** begin Collected data **

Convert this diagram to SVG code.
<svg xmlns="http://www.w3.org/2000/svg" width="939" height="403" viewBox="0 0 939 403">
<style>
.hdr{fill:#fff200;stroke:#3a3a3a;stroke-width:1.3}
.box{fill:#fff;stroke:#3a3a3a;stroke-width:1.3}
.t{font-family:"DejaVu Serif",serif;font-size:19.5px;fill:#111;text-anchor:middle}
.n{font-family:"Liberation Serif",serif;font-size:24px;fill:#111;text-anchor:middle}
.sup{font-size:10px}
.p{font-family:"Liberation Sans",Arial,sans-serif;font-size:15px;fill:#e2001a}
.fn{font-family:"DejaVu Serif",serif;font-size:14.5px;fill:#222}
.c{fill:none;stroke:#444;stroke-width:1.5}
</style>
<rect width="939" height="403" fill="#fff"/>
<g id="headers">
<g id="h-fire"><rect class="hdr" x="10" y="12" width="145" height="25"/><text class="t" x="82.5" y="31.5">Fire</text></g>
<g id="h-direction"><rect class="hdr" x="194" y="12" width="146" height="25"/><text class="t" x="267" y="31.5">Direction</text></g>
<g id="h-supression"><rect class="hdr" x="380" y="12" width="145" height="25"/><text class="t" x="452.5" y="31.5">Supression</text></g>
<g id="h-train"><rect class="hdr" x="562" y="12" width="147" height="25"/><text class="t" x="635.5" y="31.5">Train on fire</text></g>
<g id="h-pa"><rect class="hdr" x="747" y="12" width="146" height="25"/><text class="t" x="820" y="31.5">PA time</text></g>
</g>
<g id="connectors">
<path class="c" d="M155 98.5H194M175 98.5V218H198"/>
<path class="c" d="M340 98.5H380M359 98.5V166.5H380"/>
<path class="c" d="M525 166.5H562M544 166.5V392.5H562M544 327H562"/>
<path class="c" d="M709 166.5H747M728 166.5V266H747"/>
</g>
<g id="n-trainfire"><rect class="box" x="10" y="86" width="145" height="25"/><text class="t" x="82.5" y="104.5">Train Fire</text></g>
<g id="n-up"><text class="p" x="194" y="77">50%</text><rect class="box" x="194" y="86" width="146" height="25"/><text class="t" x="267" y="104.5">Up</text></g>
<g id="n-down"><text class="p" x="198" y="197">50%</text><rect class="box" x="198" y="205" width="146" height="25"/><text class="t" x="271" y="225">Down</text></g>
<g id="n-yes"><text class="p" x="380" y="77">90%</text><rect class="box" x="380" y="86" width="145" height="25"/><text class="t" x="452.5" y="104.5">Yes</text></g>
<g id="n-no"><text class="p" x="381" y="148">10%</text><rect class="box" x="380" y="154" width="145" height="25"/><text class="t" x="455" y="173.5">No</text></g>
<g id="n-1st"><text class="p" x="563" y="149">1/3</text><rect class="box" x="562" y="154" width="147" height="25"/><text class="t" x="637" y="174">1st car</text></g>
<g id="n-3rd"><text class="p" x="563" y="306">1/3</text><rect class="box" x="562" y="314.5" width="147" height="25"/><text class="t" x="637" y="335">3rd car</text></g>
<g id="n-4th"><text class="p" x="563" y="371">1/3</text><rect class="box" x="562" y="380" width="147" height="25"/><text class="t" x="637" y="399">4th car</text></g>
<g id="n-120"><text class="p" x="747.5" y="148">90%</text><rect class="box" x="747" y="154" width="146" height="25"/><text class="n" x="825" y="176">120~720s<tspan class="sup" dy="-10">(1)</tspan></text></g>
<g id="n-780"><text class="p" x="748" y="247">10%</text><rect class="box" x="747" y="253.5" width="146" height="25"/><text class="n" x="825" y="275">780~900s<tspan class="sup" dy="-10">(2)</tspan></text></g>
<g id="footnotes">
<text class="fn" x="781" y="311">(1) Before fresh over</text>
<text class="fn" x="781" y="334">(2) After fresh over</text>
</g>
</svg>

** end Collected data **

Your instructions:
Copy out the whole listing exactly as written.

Exercise answer:
Convert this diagram to SVG code.
<svg xmlns="http://www.w3.org/2000/svg" width="939" height="403" viewBox="0 0 939 403">
<style>
.hdr{fill:#fff200;stroke:#3a3a3a;stroke-width:1.3}
.box{fill:#fff;stroke:#3a3a3a;stroke-width:1.3}
.t{font-family:"DejaVu Serif",serif;font-size:19.5px;fill:#111;text-anchor:middle}
.n{font-family:"Liberation Serif",serif;font-size:24px;fill:#111;text-anchor:middle}
.sup{font-size:10px}
.p{font-family:"Liberation Sans",Arial,sans-serif;font-size:15px;fill:#e2001a}
.fn{font-family:"DejaVu Serif",serif;font-size:14.5px;fill:#222}
.c{fill:none;stroke:#444;stroke-width:1.5}
</style>
<rect width="939" height="403" fill="#fff"/>
<g id="headers">
<g id="h-fire"><rect class="hdr" x="10" y="12" width="145" height="25"/><text class="t" x="82.5" y="31.5">Fire</text></g>
<g id="h-direction"><rect class="hdr" x="194" y="12" width="146" height="25"/><text class="t" x="267" y="31.5">Direction</text></g>
<g id="h-supression"><rect class="hdr" x="380" y="12" width="145" height="25"/><text class="t" x="452.5" y="31.5">Supression</text></g>
<g id="h-train"><rect class="hdr" x="562" y="12" width="147" height="25"/><text class="t" x="635.5" y="31.5">Train on fire</text></g>
<g id="h-pa"><rect class="hdr" x="747" y="12" width="146" height="25"/><text class="t" x="820" y="31.5">PA time</text></g>
</g>
<g id="connectors">
<path class="c" d="M155 98.5H194M175 98.5V218H198"/>
<path class="c" d="M340 98.5H380M359 98.5V166.5H380"/>
<path class="c" d="M525 166.5H562M544 166.5V392.5H562M544 327H562"/>
<path class="c" d="M709 166.5H747M728 166.5V266H747"/>
</g>
<g id="n-trainfire"><rect class="box" x="10" y="86" width="145" height="25"/><text class="t" x="82.5" y="104.5">Train Fire</text></g>
<g id="n-up"><text class="p" x="194" y="77">50%</text><rect class="box" x="194" y="86" width="146" height="25"/><text class="t" x="267" y="104.5">Up</text></g>
<g id="n-down"><text class="p" x="198" y="197">50%</text><rect class="box" x="198" y="205" width="146" height="25"/><text class="t" x="271" y="225">Down</text></g>
<g id="n-yes"><text class="p" x="380" y="77">90%</text><rect class="box" x="380" y="86" width="145" height="25"/><text class="t" x="452.5" y="104.5">Yes</text></g>
<g id="n-no"><text class="p" x="381" y="148">10%</text><rect class="box" x="380" y="154" width="145" height="25"/><text class="t" x="455" y="173.5">No</text></g>
<g id="n-1st"><text class="p" x="563" y="149">1/3</text><rect class="box" x="562" y="154" width="147" height="25"/><text class="t" x="637" y="174">1st car</text></g>
<g id="n-3rd"><text class="p" x="563" y="306">1/3</text><rect class="box" x="562" y="314.5" width="147" height="25"/><text class="t" x="637" y="335">3rd car</text></g>
<g id="n-4th"><text class="p" x="563" y="371">1/3</text><rect class="box" x="562" y="380" width="147" height="25"/><text class="t" x="637" y="399">4th car</text></g>
<g id="n-120"><text class="p" x="747.5" y="148">90%</text><rect class="box" x="747" y="154" width="146" height="25"/><text class="n" x="825" y="176">120~720s<tspan class="sup" dy="-10">(1)</tspan></text></g>
<g id="n-780"><text class="p" x="748" y="247">10%</text><rect class="box" x="747" y="253.5" width="146" height="25"/><text class="n" x="825" y="275">780~900s<tspan class="sup" dy="-10">(2)</tspan></text></g>
<g id="footnotes">
<text class="fn" x="781" y="311">(1) Before fresh over</text>
<text class="fn" x="781" y="334">(2) After fresh over</text>
</g>
</svg>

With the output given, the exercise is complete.